Silicon Valley staff-poaching suit is granted class-action status
SAN FRANCISCO -- A federal judge has granted class-action status to a lawsuit that alleges Apple, Google and two other major Silicon Valley companies kept a lid on wages by agreeing not to poach one another’s employees.
Five software engineers filed the lawsuit in 2011, claiming the companies violated antitrust laws by engaging in a “conspiracy” between 2005 and 2009 to limit pay and job movement. They say more than 50,000 people -- software and hardware engineers, designers and product developers -- were affected by the “do not cold call” agreements between the companies.
Robert Van Nest, a lawyer for the companies, declined to comment.
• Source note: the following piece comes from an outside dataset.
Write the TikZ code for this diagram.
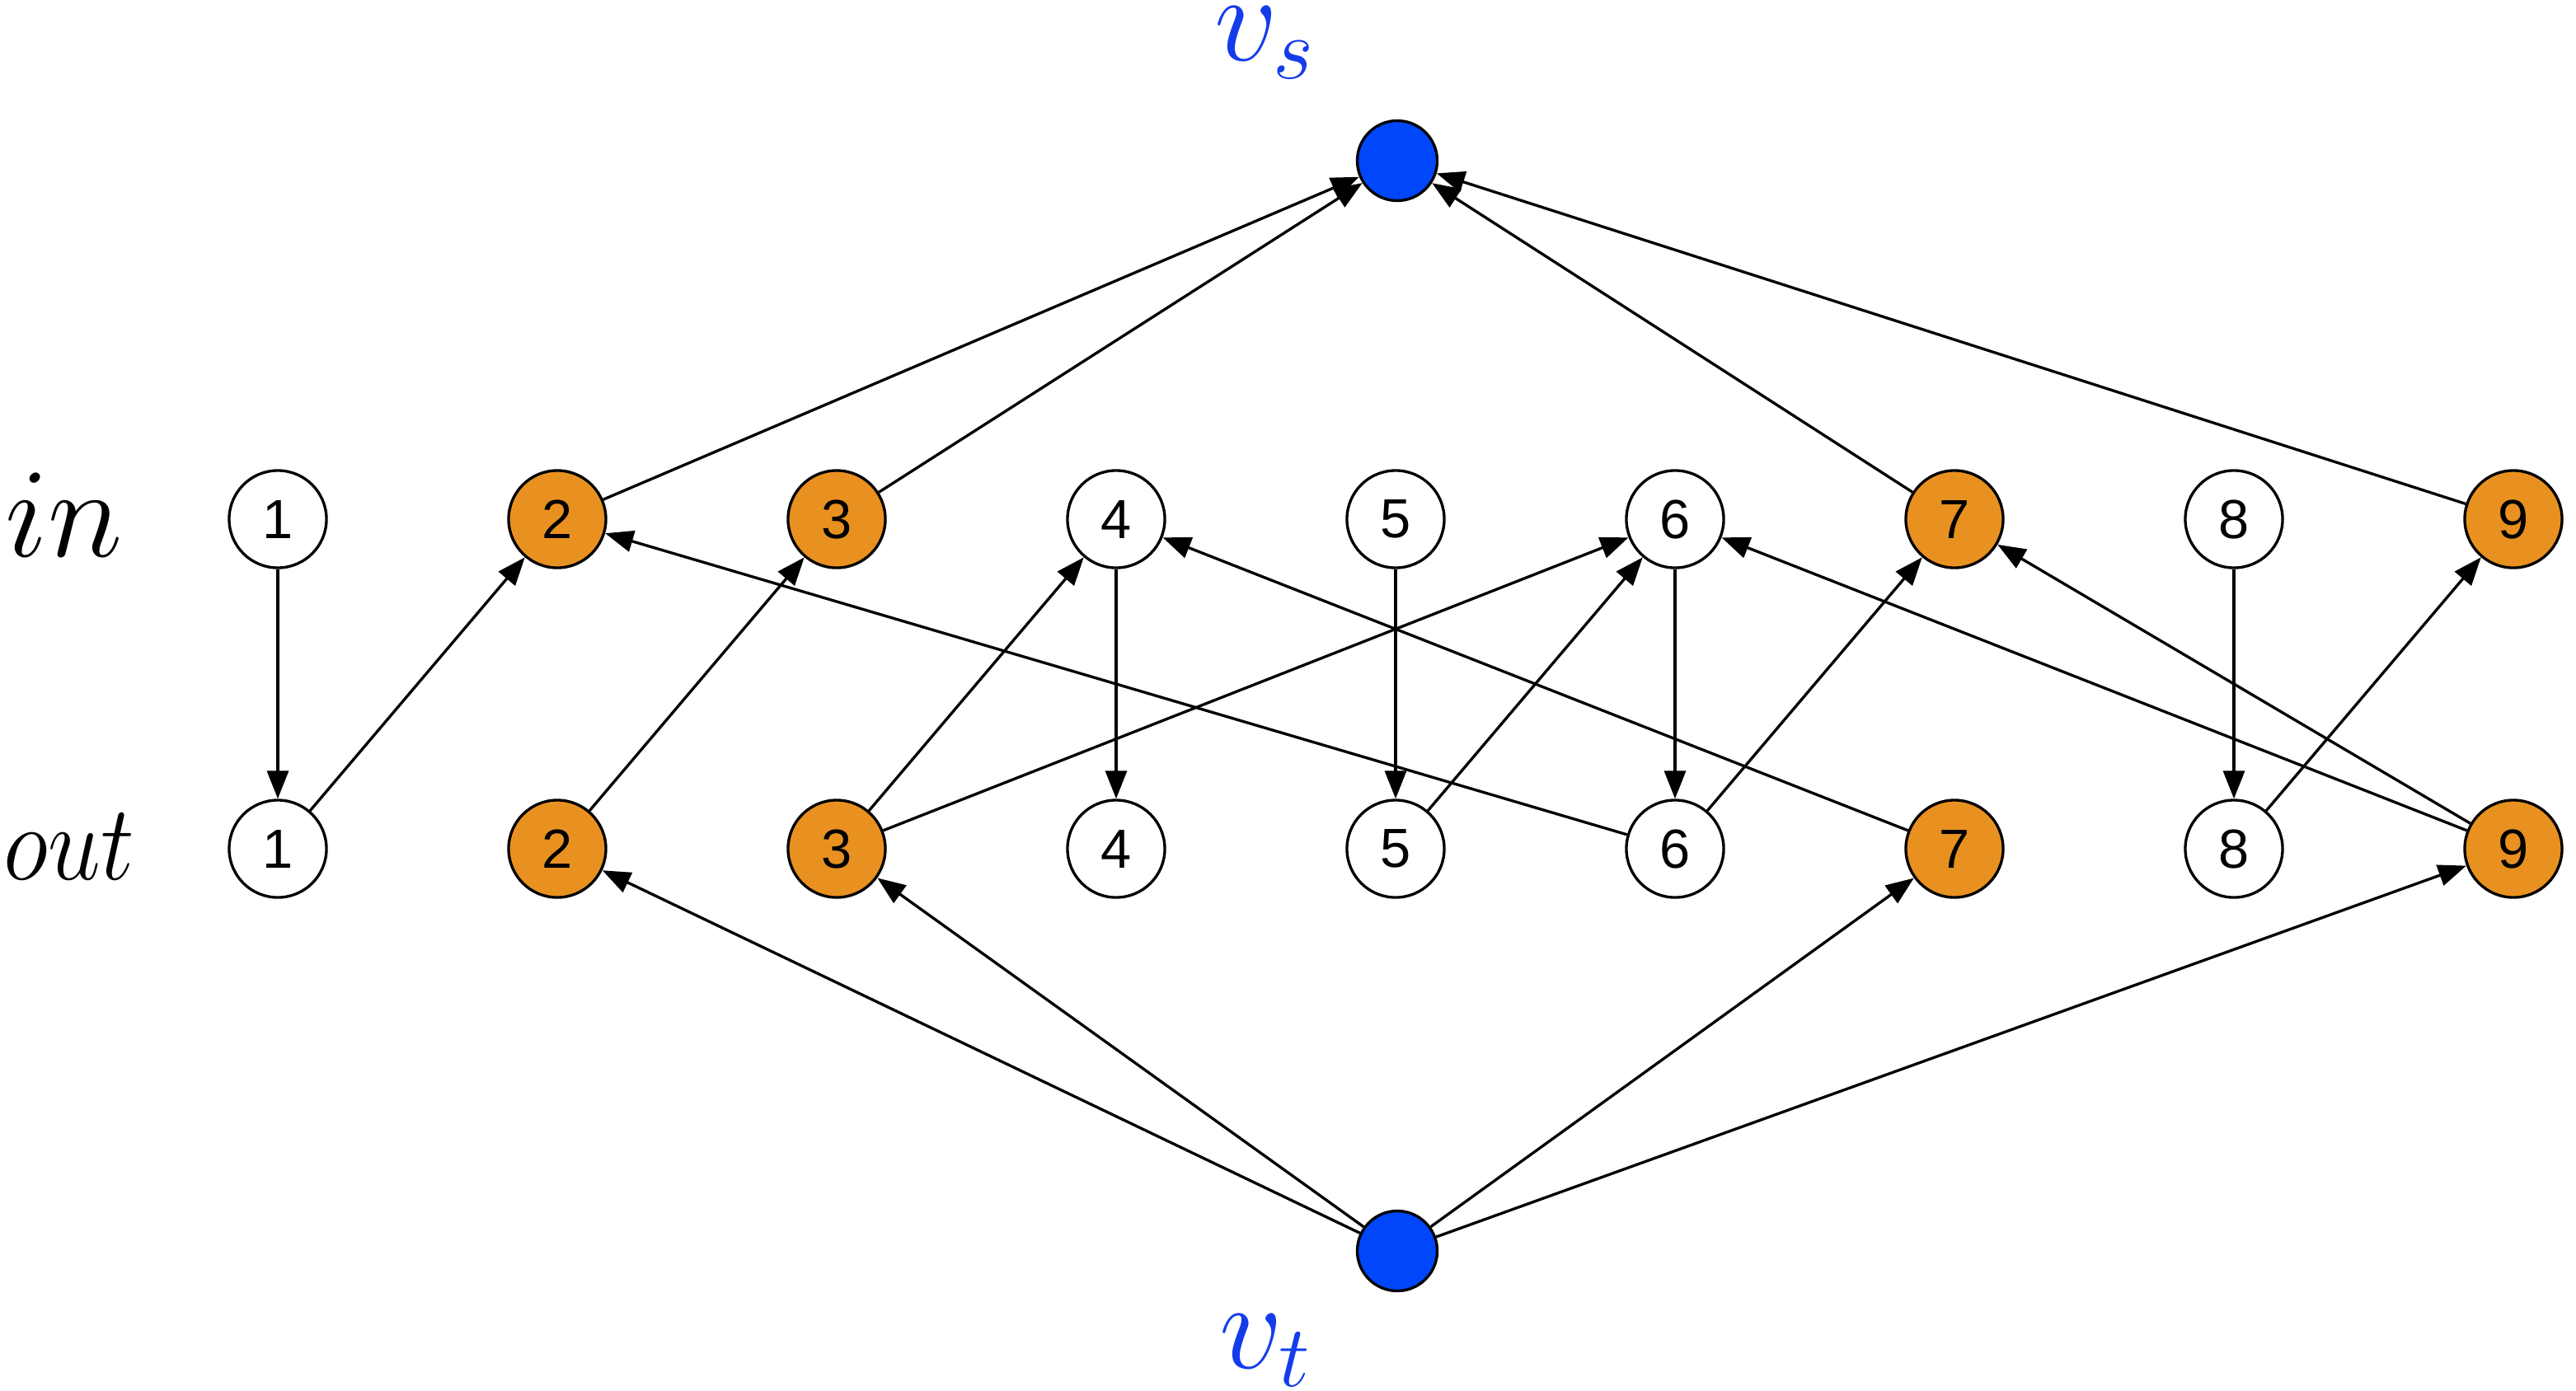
\RequirePackage{fix-cm}
\documentclass[tikz,border=0pt]{standalone}
\usepackage{fontspec}
\newfontfamily\numfont{Liberation Sans}
\usetikzlibrary{arrows.meta}
\definecolor{norange}{RGB}{232,145,32}
\definecolor{nblue}{RGB}{0,70,250}
\definecolor{lblue}{RGB}{20,60,235}
\begin{document}
\begin{tikzpicture}[x=0.01cm,y=-0.01cm,
  vert/.style={circle,draw=black,line width=0.95pt,minimum size=1.18cm,inner sep=0pt,font=\numfont\fontsize{19}{19}\selectfont},
  hot/.style={vert,fill=norange},
  cold/.style={vert,fill=white},
  term/.style={circle,draw=black,line width=0.95pt,minimum size=0.97cm,inner sep=0pt,fill=nblue},
  arr/.style={line width=0.95pt,-{Triangle[length=0.34cm,width=0.26cm]}},
  rowlbl/.style={font=\fontsize{44}{44}\selectfont,anchor=base west,inner sep=0pt},
  termlbl/.style={font=\fontsize{43}{43}\selectfont,text=lblue,anchor=base east,inner sep=0pt}]
\useasboundingbox (0,0) rectangle (3125,1687);
% in row
\node[cold] (i1) at (337,630) {1};
\node[hot]  (i2) at (676,630) {2};
\node[hot]  (i3) at (1015,630) {3};
\node[cold] (i4) at (1354,630) {4};
\node[cold] (i5) at (1693,630) {5};
\node[cold] (i6) at (2032,630) {6};
\node[hot]  (i7) at (2371,630) {7};
\node[cold] (i8) at (2710,630) {8};
\node[hot]  (i9) at (3049,630) {9};
% out row
\node[cold] (o1) at (337,1030) {1};
\node[hot]  (o2) at (676,1030) {2};
\node[hot]  (o3) at (1015,1030) {3};
\node[cold] (o4) at (1354,1030) {4};
\node[cold] (o5) at (1693,1030) {5};
\node[cold] (o6) at (2032,1030) {6};
\node[hot]  (o7) at (2371,1030) {7};
\node[cold] (o8) at (2710,1030) {8};
\node[hot]  (o9) at (3049,1030) {9};
% terminals
\node[term] (vs) at (1695,195) {};
\node[term] (vt) at (1695,1518) {};
\node[termlbl] (ls) at (1596,73) {$v_s$};
\node[termlbl] (lt) at (1591,1660) {$v_t$};
\node[rowlbl] (lin) at (6,675) {$in$};
\node[rowlbl,font=\fontsize{37}{37}\selectfont] (lout) at (4,1067) {\scalebox{0.88}[1]{$out$}};
% edges
\draw[arr] (i1) -- (o1);
\draw[arr] (o1) -- (i2);
\draw[arr] (o2) -- (i3);
\draw[arr] (o3) -- (i4);
\draw[arr] (i4) -- (o4);
\draw[arr] (i5) -- (o5);
\draw[arr] (o5) -- (i6);
\draw[arr] (o3) -- (i6);
\draw[arr] (i6) -- (o6);
\draw[arr] (o6) -- (i7);
\draw[arr] (o6) -- (i2);
\draw[arr] (o7) -- (i4);
\draw[arr] (o9) -- (i6);
\draw[arr] (o9) -- (i7);
\draw[arr] (i8) -- (o8);
\draw[arr] (o8) -- (i9);
\draw[arr] (i2) -- (vs);
\draw[arr] (i3) -- (vs);
\draw[arr] (i7) -- (vs);
\draw[arr] (i9) -- (vs);
\draw[arr] (vt) -- (o2);
\draw[arr] (vt) -- (o3);
\draw[arr] (vt) -- (o7);
\draw[arr] (vt) -- (o9);
\end{tikzpicture}
\end{document}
The plaintiffs’ lawyer, Kelly M. Dermody of Lieff Cabraser Heimann & Bernstein LLP, said in an emailed statement: “We appreciate the court’s careful and comprehensive review of the record and look forward to seeking justice for our clients at trial.”
The plaintiffs allege the companies that entered into these non-solicitation agreements -- including Intel and Adobe Systems -- all had ties to Steve Jobs, Apple’s late chief executive, or had at least one board member in common with Apple.
The lawsuit follows a similar probe from the U.S. Justice Department that the companies settled in 2010. That investigation alleged the companies colluded to suppress wages by agreeing not to recruit employees from one another. As a result of the settlement, the companies agreed not to restrain competition in the labor market for high-tech talent.